Does ADE require a separate configuration for each bank's statement format? No. ADE's visual-first parsing handles layout variation without per-bank templates or configuration. The extraction schema defines which fields to extract; account numbers, balances, transaction arrays, dates; without encoding where those fields appear in any particular bank's layout. A new bank format is onboarded by uploading a sample to the Schema Builder, available both in the Playground and as an API for production pipelines, and confirming the existing schema captures the right fields. No new template required.

How does ADE handle transaction tables that span multiple pages? The Parse API preserves table structure across page boundaries, including running balance columns, repeated column headers, and tables that split mid-row at a page break. The Python library auto-splits documents over 1,000 pages and processes them in parallel before reassembling output, covering even multi-month consolidated statements that exceed standard page limits. For large statement batches, the Parse Jobs API handles documents up to 1 GB or 6,000 pages asynchronously.
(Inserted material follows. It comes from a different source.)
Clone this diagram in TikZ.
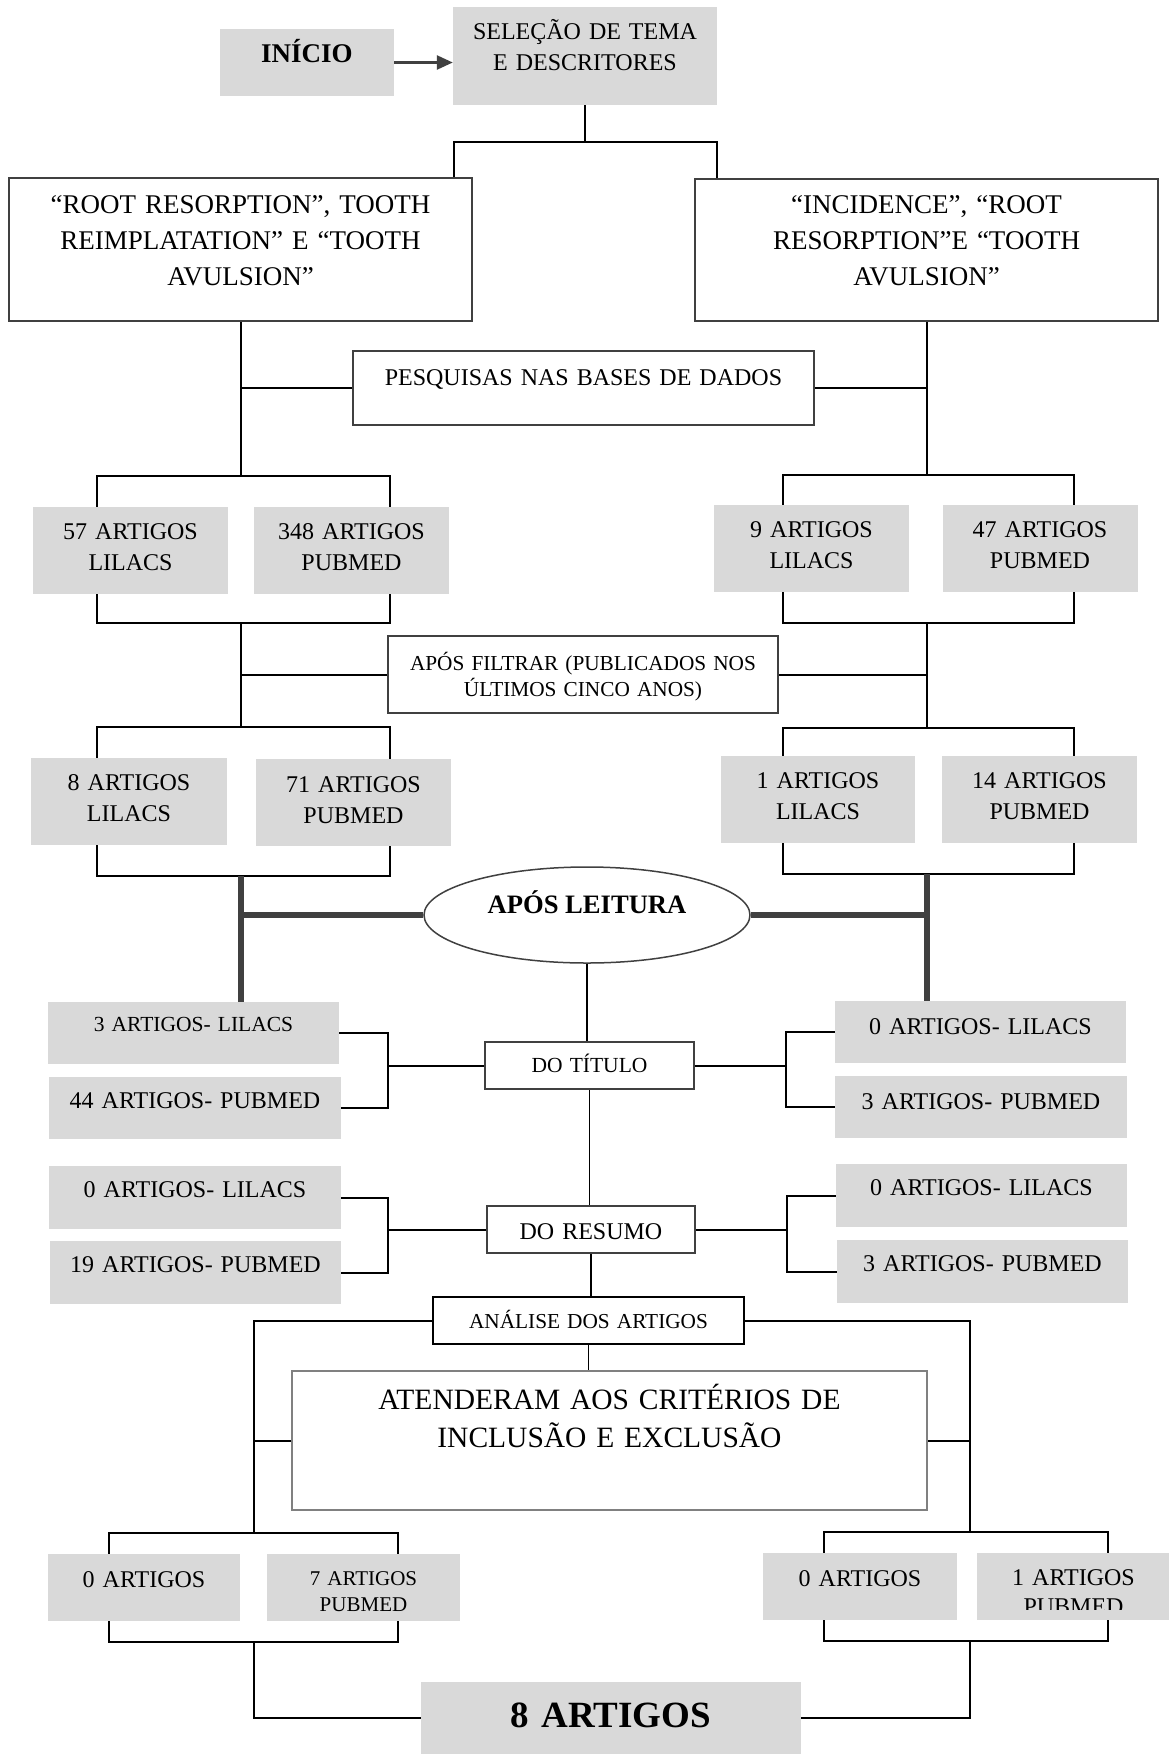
\documentclass[tikz,border=0pt]{standalone}
\usepackage{fontspec}
\setmainfont{Liberation Serif}
\usetikzlibrary{shapes.geometric,arrows.meta,calc}
\definecolor{boxgray}{HTML}{D9D9D9}
\definecolor{linegray}{HTML}{404040}
\newcommand{\fsz}[2]{\fontsize{#1}{#2}\selectfont}

\begin{document}
\begin{tikzpicture}[x=1pt,y=-1pt,
    gbox/.style={fill=boxgray,inner sep=0pt,align=center},
    wbox/.style={draw=linegray,line width=2pt,fill=white,inner sep=0pt,align=center},
    sz/.style 2 args={minimum width=#1,minimum height=#2,text width=#1-10},
    txtpos/.style={text height=0pt,text depth=#1},
    txtdown/.style={text height=#1,text depth=0pt},
    link/.style={line width=2pt},
    stem/.style={line width=1.5pt},
    heavy/.style={line width=6pt,linegray}]
\useasboundingbox (0,0) rectangle (1168,1754);

\node[gbox,sz={174}{67},txtpos=0,font=\bfseries\fsz{27}{32}] (inicio) at (307,62.5) {INÍCIO};
\node[gbox,sz={264}{98},txtpos=33,font=\fsz{24}{31}] (selecao) at (585,56) {SELEÇÃO DE TEMA\\E DESCRITORES};
\node[wbox,sz={463}{143},txtpos=73,font=\fsz{27}{36}] (rootL) at (240.5,249.5) {“ROOT RESORPTION”, TOOTH\\REIMPLATATION” E “TOOTH\\AVULSION”};
\node[wbox,sz={463}{142},txtpos=74,font=\fsz{27}{36}] (rootR) at (926.5,250) {“INCIDENCE”, “ROOT\\RESORPTION”E “TOOTH\\AVULSION”};
\node[wbox,sz={461}{74},txtpos=6,font=\fsz{24}{30}] (pesq) at (583.5,388) {PESQUISAS NAS BASES DE DADOS};

\node[gbox,sz={195}{87},txtpos=23,font=\fsz{24}{31}] (l57) at (130.5,550.5) {57 ARTIGOS\\LILACS};
\node[gbox,sz={195}{87},txtpos=23,font=\fsz{24}{31}] (p348) at (351.5,550.5) {348 ARTIGOS\\PUBMED};
\node[gbox,sz={195}{87},txtpos=23,font=\fsz{24}{31}] (l9) at (811.5,548.5) {9 ARTIGOS\\LILACS};
\node[gbox,sz={195}{87},txtpos=23,font=\fsz{24}{31}] (p47) at (1040,548.5) {47 ARTIGOS\\PUBMED};

\node[wbox,sz={390}{77},txtpos=9,font=\fsz{21.3}{26}] (filtrar) at (583,674.5) {APÓS FILTRAR (PUBLICADOS NOS\\ÚLTIMOS CINCO ANOS)};

\node[gbox,sz={196}{87},txtpos=23,font=\fsz{24}{31}] (l8) at (129,801.5) {8 ARTIGOS\\LILACS};
\node[gbox,sz={195}{87},txtpos=21,font=\fsz{24}{31}] (p71) at (353.5,802.5) {71 ARTIGOS\\PUBMED};
\node[gbox,sz={194}{87},txtpos=23,font=\fsz{24}{31}] (l1) at (818,799.5) {1 ARTIGOS\\LILACS};
\node[gbox,sz={195}{87},txtpos=23,font=\fsz{24}{31}] (p14) at (1039.5,799.5) {14 ARTIGOS\\PUBMED};

\node[ellipse,draw=linegray,line width=1.5pt,fill=white,minimum width=326,minimum height=96,inner sep=0pt,txtpos=4,font=\bfseries\fsz{26.6}{30}] (leitura) at (587,915) {APÓS LEITURA};

\node[wbox,sz={209}{47},txtdown=14,font=\fsz{21.5}{26}] (titulo) at (589.5,1065.5) {DO TÍTULO};
\node[gbox,sz={291}{62},txtpos=3,font=\fsz{21.5}{26}] (tl3) at (193.5,1033) {3 ARTIGOS- LILACS};
\node[gbox,sz={292}{62},txtpos=0,font=\fsz{24}{30}] (tp44) at (195,1108) {44 ARTIGOS- PUBMED};
\node[gbox,sz={291}{62},txtdown=4,font=\fsz{24}{30}] (tl0r) at (980.5,1032) {0 ARTIGOS- LILACS};
\node[gbox,sz={292}{62},txtdown=4,font=\fsz{24}{30}] (tp3r) at (981,1107) {3 ARTIGOS- PUBMED};

\node[wbox,sz={208}{47},txtdown=19,font=\fsz{24}{30}] (resumo) at (591,1229.5) {DO RESUMO};
\node[gbox,sz={292}{63},txtpos=0,font=\fsz{24}{30}] (rl0) at (195,1197.5) {0 ARTIGOS- LILACS};
\node[gbox,sz={291}{63},txtpos=0,font=\fsz{24}{30}] (rp19) at (195.5,1272.5) {19 ARTIGOS- PUBMED};
\node[gbox,sz={291}{63},txtpos=0,font=\fsz{24}{30}] (rl0r) at (981.5,1195.5) {0 ARTIGOS- LILACS};
\node[gbox,sz={291}{63},txtpos=0,font=\fsz{24}{30}] (rp3r) at (982.5,1271.5) {3 ARTIGOS- PUBMED};

\node[wbox,draw=black,line width=2.5pt,sz={311}{47},txtdown=15,font=\fsz{21.3}{26}] (analise) at (588.5,1320.5) {ANÁLISE DOS ARTIGOS};
\node[wbox,draw=gray,sz={635}{139},txtpos=62,font=\fsz{29.5}{38}] (atend) at (609.5,1440.5) {ATENDERAM AOS CRITÉRIOS DE\\INCLUSÃO E EXCLUSÃO};

\node[gbox,sz={192}{67},txtpos=0,font=\fsz{24}{30}] (b0L) at (144,1587.5) {0 ARTIGOS};
\node[gbox,sz={193}{67},txtpos=5,font=\fsz{21}{26.7}] (b7) at (363.5,1587.5) {7 ARTIGOS\\PUBMED};
\node[gbox,sz={194}{67},txtpos=0,font=\fsz{24}{30}] (b0R) at (860,1586.5) {0 ARTIGOS};
\node[gbox,sz={193}{67},txtpos=2,font=\fsz{24}{29}] (b1) at (1073.5,1586.5) {1 ARTIGOS\\PUBMED};
\fill[boxgray] ($(b1.south west)+(0,-10)$) rectangle (b1.south east);

\node[gbox,sz={380}{72},txtdown=18,font=\bfseries\fsz{37}{42}] (final) at (611,1718) {8 ARTIGOS};

\coordinate (splitL) at (454,142);
\coordinate (splitR) at (717,142);
\coordinate (L1) at (97,476);  \coordinate (L2) at (390,476);
\coordinate (L3) at (97,623);  \coordinate (L4) at (390,623);
\coordinate (L5) at (97,727);  \coordinate (L6) at (390,727);
\coordinate (L7) at (97,876);  \coordinate (L8) at (390,876);
\coordinate (R1) at (783,475); \coordinate (R2) at (1074,475);
\coordinate (R3) at (783,623); \coordinate (R4) at (1074,623);
\coordinate (R5) at (783,728); \coordinate (R6) at (1074,728);
\coordinate (R7) at (783,874); \coordinate (R8) at (1074,874);
\coordinate (tL) at (388,1067); \coordinate (tR) at (786,1067);
\coordinate (rL) at (388,1230); \coordinate (rR) at (787,1230);
\coordinate (aL) at (254,1533); \coordinate (aR) at (970,1532);
\coordinate (B1) at (109,1533); \coordinate (B2) at (398,1533);
\coordinate (B3) at (109,1642); \coordinate (B4) at (398,1642);
\coordinate (C1) at (824,1532); \coordinate (C2) at (1108,1532);
\coordinate (C3) at (824,1641); \coordinate (C4) at (1108,1641);

\draw[-{Triangle[length=16pt,width=14pt]},line width=2.5pt,linegray] (inicio.east) -- (inicio.east -| selecao.west);
\draw[stem] (selecao.south) -- (selecao.south |- splitL);
\draw[link] (splitL |- rootL.north) -- (splitL) -- (splitR) -- (splitR |- rootR.north);

\draw[link] (rootL.south) -- (rootL.south |- L1);
\draw[link] (pesq.west) -- (pesq.west -| rootL.south);
\draw[link] (rootR.south) -- (rootR.south |- R1);
\draw[link] (pesq.east) -- (pesq.east -| rootR.south);

\draw[link] (L1 |- l57.north) -- (L1) -- (L2) -- (L2 |- p348.north);
\draw[link] (L3 |- l57.south) -- (L3) -- (L4) -- (L4 |- p348.south);
\draw[link] (R1 |- l9.north) -- (R1) -- (R2) -- (R2 |- p47.north);
\draw[link] (R3 |- l9.south) -- (R3) -- (R4) -- (R4 |- p47.south);

\draw[link] (rootL.south |- L3) -- (rootL.south |- L5);
\draw[link] (filtrar.west) -- (filtrar.west -| rootL.south);
\draw[link] (rootR.south |- R3) -- (rootR.south |- R5);
\draw[link] (filtrar.east) -- (filtrar.east -| rootR.south);

\draw[link] (L5 |- l8.north) -- (L5) -- (L6) -- (L6 |- p71.north);
\draw[link] (L7 |- l8.south) -- (L7) -- (L8) -- (L8 |- p71.south);
\draw[link] (R5 |- l1.north) -- (R5) -- (R6) -- (R6 |- p14.north);
\draw[link] (R7 |- l1.south) -- (R7) -- (R8) -- (R8 |- p14.south);

\draw[heavy] (rootL.south |- L7) -- (rootL.south |- tl3.north);
\draw[heavy] (leitura.west) -- (leitura.west -| rootL.south);
\draw[heavy] (rootR.south |- R7) -- (rootR.south |- tl0r.north);
\draw[heavy] (leitura.east) -- (leitura.east -| rootR.south);

\draw[stem] (leitura.south) -- (leitura.south |- titulo.north);
\draw[stem] (titulo.south) -- (titulo.south |- resumo.north);
\draw[stem] (resumo.south) -- (resumo.south |- analise.north);
\draw[stem] (analise.south) -- (analise.south |- atend.north);

\draw[link] (tl3.east) -| (tL) |- (tp44.east);
\draw[link] (titulo.west) -- (titulo.west -| tL);
\draw[link] (tl0r.west) -| (tR) |- (tp3r.west);
\draw[link] (titulo.east) -- (titulo.east -| tR);

\draw[link] (rl0.east) -| (rL) |- (rp19.east);
\draw[link] (resumo.west) -- (resumo.west -| rL);
\draw[link] (rl0r.west) -| (rR) |- (rp3r.west);
\draw[link] (resumo.east) -- (resumo.east -| rR);

\draw[link] (analise.west) -| (aL);
\draw[link] (atend.west) -- (atend.west -| aL);
\draw[link] (analise.east) -| (aR);
\draw[link] (atend.east) -- (atend.east -| aR);

\draw[link] (B1 |- b0L.north) -- (B1) -- (B2) -- (B2 |- b7.north);
\draw[link] (B3 |- b0L.south) -- (B3) -- (B4) -- (B4 |- b7.south);
\draw[link] (C1 |- b0R.north) -- (C1) -- (C2) -- (C2 |- b1.north);
\draw[link] (C3 |- b0R.south) -- (C3) -- (C4) -- (C4 |- b1.south);

\draw[link] (aL |- B3) |- (final.west);
\draw[link] (aR |- C3) |- (final.east);
\end{tikzpicture}
\end{document}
What happens when a bank statement uses a non-standard format; for example, a flat-file export styled as a statement rather than a native PDF? ADE supports a wide range of file types including PDFs, images, and spreadsheets. For flat-file or image-based statements, the same visual-first parsing applies. For statements delivered as spreadsheet exports (XLSX), ADE's supported file types include Excel formats. When layout is genuinely ambiguous; such as a fixed-width text file with no visual structure; the confidence scores for affected fields will reflect the uncertainty and route those fields to human review.

Is bank statement extraction compliant with financial data privacy requirements? ADE's compliance infrastructure supports the data privacy requirements common in financial services. Zero Data Retention ensures statement content is processed in memory without storage on LandingAI systems. SOC 2 Type II certification and HIPAA support with BAA are documented at the Trust Center. For institutions with stricter requirements, VPC deployment runs ADE entirely within the customer's own cloud environment. See the financial services page for a summary of compliance coverage relevant to financial document workflows.

Can extracted transaction data be used directly in downstream analytics or reconciliation systems? Yes. The Extract API returns typed JSON matching the customer-defined schema; transaction arrays with date, description, amount, and balance fields are returned as structured objects, not as concatenated strings. This output is usable directly in database writes, reconciliation logic, or analytics pipelines without additional parsing. Bounding-box citations on each extracted field support audit workflows where every transaction value must be traceable to its source location in the original statement.